It's Veteran's Day again, and I'm restraining tears as I sit at my desk. It has been just over a year and a half since my favorite veteran passed away. Last year, I wrote this tribute. In 2008, I likely celebrated Veteran's Day with the following conversation.
Grandma: Hello?
Me: Hi Nana, it's me. Is Papa there?
Grandma: Oh yes, let me get him. (Yelling...) Reid, pick up the phone, it's Megan.
Papa: Helllllloooooo-oh!
Me: Hi Papa. Hey guys, guess where I am right now?
Nana: Oh, where, honey?
Me: I'm at the Pentagon. I was just thinking of you and wanted to call to wish my favorite veteran a Happy Veteran's Day.
Papa: Well, I'll say...
That's not quite an accurate account. By the time my commute between school and home required me to wait for the bus at the Pentagon, Papa was rarely at home. He lived in a nursing home most of the time those last few months and I could hardly ever reach him. But we had several chats while I waited for the 10 E at the Pentagon, and I always asked him to guess where I was. They were so proud of me being in Washington D.C. and going to law school.
Today is probably the sort of day when I would try to go for a run from my apartment to the Memorial Bridge only to find out that the trail along VA-27 was closed to foot traffic. I would resign myself to jogging up to the Air Force Memorial and taking in the view of our nation's Capitol. After class I would probably find myself wandering the three miles between school and Arlington National Cemetery to read the same quote I would have read earlier at the Air Force Memorial: "just as fire tempers iron into fine steel, so does adversity temper one's character into firmness, tolerance, and determination." (Senator Margaret Chase Smith, Lt.
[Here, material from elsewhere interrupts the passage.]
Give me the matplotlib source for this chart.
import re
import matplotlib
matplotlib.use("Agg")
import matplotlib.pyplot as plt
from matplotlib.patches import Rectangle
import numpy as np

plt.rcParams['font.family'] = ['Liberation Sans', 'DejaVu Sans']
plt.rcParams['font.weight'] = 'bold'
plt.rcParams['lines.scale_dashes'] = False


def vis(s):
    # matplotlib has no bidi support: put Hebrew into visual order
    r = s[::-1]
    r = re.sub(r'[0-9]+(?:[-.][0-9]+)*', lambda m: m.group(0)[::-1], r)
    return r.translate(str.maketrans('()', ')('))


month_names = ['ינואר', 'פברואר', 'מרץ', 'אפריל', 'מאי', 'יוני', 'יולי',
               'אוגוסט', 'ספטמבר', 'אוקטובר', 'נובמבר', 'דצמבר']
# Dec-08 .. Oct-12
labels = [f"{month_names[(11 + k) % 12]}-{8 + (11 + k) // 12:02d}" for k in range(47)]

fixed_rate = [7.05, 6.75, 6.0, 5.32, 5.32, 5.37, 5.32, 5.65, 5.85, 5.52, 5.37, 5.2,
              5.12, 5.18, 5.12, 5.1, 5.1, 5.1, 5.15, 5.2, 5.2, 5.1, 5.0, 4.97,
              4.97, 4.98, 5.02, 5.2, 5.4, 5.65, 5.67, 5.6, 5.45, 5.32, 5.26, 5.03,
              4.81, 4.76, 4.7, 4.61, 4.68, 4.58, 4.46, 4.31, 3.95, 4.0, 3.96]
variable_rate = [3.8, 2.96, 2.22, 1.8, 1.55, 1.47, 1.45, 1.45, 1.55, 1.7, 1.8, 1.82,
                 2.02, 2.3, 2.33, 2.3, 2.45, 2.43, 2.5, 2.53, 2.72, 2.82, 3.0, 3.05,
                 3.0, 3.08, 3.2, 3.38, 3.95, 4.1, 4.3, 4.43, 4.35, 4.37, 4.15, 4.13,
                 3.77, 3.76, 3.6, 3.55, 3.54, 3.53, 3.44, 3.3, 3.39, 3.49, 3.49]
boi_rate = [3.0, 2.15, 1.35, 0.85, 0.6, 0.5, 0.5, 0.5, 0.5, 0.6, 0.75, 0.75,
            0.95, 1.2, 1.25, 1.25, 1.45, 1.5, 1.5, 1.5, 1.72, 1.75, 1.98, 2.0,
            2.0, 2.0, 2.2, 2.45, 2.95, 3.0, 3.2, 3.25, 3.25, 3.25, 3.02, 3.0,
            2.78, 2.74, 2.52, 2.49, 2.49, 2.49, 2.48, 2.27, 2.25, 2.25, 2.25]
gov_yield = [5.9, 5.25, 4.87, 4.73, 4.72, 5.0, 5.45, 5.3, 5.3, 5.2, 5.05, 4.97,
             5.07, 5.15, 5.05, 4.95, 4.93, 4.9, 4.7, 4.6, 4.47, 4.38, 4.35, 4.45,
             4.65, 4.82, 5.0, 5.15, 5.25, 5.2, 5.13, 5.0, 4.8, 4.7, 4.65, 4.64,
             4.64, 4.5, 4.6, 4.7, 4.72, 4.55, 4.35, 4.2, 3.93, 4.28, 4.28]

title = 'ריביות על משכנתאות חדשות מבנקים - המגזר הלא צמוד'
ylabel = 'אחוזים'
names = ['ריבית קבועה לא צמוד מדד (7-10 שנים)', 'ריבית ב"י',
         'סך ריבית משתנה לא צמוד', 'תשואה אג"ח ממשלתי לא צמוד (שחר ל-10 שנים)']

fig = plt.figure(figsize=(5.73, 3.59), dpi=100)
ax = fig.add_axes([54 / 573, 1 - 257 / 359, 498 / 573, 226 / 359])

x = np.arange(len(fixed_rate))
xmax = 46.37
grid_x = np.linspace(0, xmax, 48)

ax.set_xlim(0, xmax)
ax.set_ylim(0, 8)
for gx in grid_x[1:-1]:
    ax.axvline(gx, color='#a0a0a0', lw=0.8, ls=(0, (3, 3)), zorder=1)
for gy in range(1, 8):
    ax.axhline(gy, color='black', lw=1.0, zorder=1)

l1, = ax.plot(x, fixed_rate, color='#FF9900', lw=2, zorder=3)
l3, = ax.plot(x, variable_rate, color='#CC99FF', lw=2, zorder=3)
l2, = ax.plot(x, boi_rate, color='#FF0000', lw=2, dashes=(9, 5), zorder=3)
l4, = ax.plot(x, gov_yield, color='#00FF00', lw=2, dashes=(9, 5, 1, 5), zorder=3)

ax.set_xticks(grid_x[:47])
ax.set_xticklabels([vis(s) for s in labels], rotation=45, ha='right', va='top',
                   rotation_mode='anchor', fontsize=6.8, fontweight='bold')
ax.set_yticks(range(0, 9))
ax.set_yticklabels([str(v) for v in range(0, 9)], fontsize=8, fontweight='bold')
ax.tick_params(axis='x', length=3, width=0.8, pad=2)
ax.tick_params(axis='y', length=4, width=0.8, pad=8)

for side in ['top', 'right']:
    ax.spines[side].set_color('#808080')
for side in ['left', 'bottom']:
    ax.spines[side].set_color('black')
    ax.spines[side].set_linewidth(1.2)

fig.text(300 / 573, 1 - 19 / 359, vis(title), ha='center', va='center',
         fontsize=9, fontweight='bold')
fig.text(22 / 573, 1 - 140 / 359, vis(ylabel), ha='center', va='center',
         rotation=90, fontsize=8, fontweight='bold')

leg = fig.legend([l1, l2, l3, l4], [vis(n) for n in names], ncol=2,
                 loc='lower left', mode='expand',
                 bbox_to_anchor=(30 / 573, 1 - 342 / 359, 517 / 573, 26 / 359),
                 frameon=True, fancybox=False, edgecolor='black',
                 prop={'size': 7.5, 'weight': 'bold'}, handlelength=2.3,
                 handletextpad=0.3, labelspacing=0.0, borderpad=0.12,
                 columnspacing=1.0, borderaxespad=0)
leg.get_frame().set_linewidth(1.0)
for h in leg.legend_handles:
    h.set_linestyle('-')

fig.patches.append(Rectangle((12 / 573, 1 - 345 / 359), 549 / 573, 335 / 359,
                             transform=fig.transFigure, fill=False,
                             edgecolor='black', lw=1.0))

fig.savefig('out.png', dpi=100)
Colonel, United States Air Force Reserve) I would have searched for a tissue while making my way to the Blue Line.
But I don't live in Virginia anymore. So instead, I'm sitting on the 37th Floor in a sea of skyscrapers with pictures flooding my memory. Pictures of Papa standing in his driveway waving to us, his hand in a flapping motion and blowing us kisses until our car turned the corner; pictures of Papa reading the Christmas story to all of his grandchildren out of the Bible; pictures of him with IVs and a breathing tube; pictures of him from a dream I had just a few weeks ago, dancing at a wedding. Oh how I had hoped he would live to be at mine. Memories overwhelm my self-restraint; I am reaching for a tissue.